Les Réunionnais ne vous ont jamais reproché ce choix ?
J’espère que non ! On a tous nos vies, nos cheminements. Je fais partie de cette humanité, je suis un être humain parmi tant d’autres avant d’être une artiste… Il y a des choses que j’ai traversées, des gens que j’ai rencontrés, qui m’ont emmenée ailleurs. Je suis influencée par mille choses, j’aime les gens et je suis curieuse des autres. Mais, ça n’empêchera jamais cet attachement profond et cordial pour mon île que je transporte partout dans mon cœur et dont je parle partout où je vais. J’ai beaucoup tourné sur la côte Est des Etats-Unis, dans les communautés haïtienne et africaine qui sont très attachées au zouk. Quand je vais dans les petites radios libres à Miami, Montréal ou Boston, je parle de la Réunion. On me dit : « C’est où, c’est quoi ? » Et je suis contente de pouvoir parler de la Réunion dans ces coins-là.
Vous faites partie de ces gens qui favorisent le lyannaj entre les deux océans…

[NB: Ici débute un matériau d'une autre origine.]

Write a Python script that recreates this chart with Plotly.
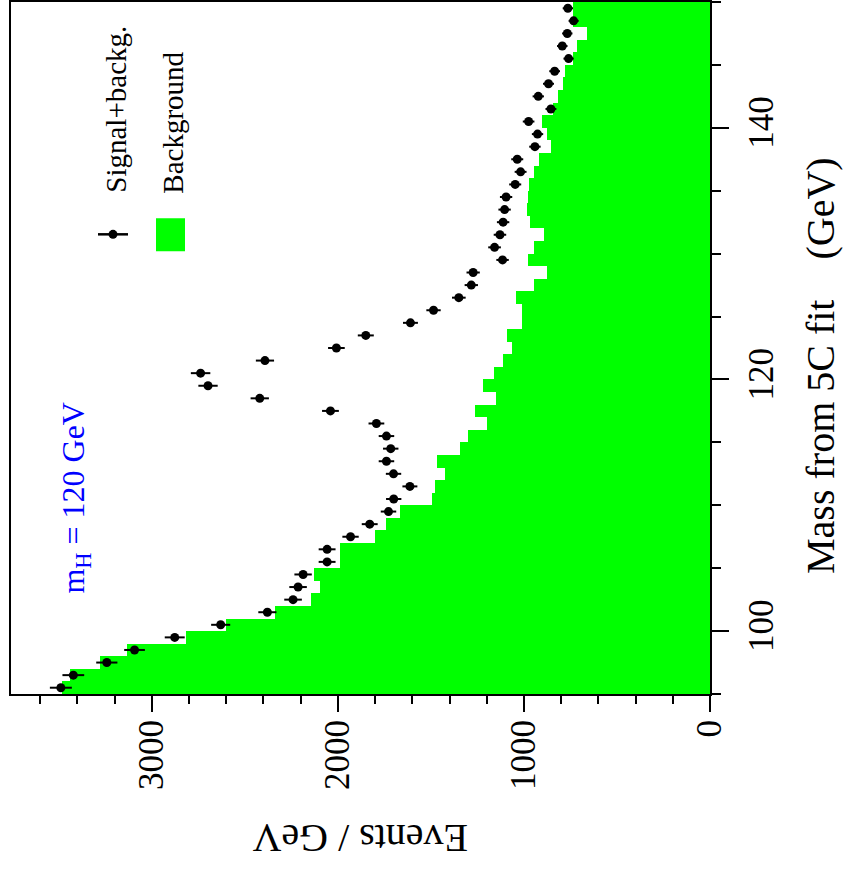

Quand Malavoi est allé dernièrement en concert à la Réunion, j’étais avec eux. J’ai chanté Ti flè fané… C’était merveilleux, un immense cadeau que je me faisais et que je faisais à mon peuple originel. D’ailleurs, ce n’est pas fini. Je parle depuis très longtemps avec Dominique Barret de faire un album où l’on mélangerait toutes nos influences. Dominique est extrêmement cultivé musicalement et si on fait cet album, ce sera encore, comme vous diîes, une forme de lyannaj, de rassemblement et de pont entre les Antilles et la Réunion. En tout cas, on restera dans ce monde créole auquel je suis très attachée.